The parametric study yields vital design guidelines for optimizing the flexspline of a harmonic drive gear:
- Aspect Ratio: A higher aspect ratio ($L/D$) significantly reduces assembly-induced stress, favoring longer, slender cups for lower pre-stress, though this may conflict with space constraints.
- Cup Wall Thickness: An optimal wall thickness exists. While thinner walls reduce assembly stress, they risk other failure modes. The design should avoid excessively thick walls which unnecessarily raise stress without commensurate benefit.
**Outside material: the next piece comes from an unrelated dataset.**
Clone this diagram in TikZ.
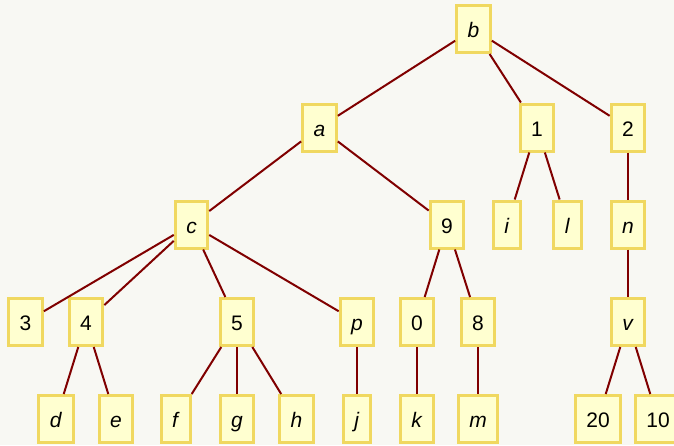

- Tooth Ring Width: This parameter has a profound impact. Increasing tooth width for higher torque capacity comes at a direct and substantial cost of increased assembly stress, requiring careful fatigue life validation.
The interplay of these parameters dictates the baseline fatigue performance. A holistic design approach must balance the assembly stress revealed in this analysis with the dynamic stress amplitudes from loading to maximize the life and reliability of the harmonic drive gear. Future work integrating this analysis with multi-axial fatigue criteria and experimental validation will further solidify the design foundation for these precision components.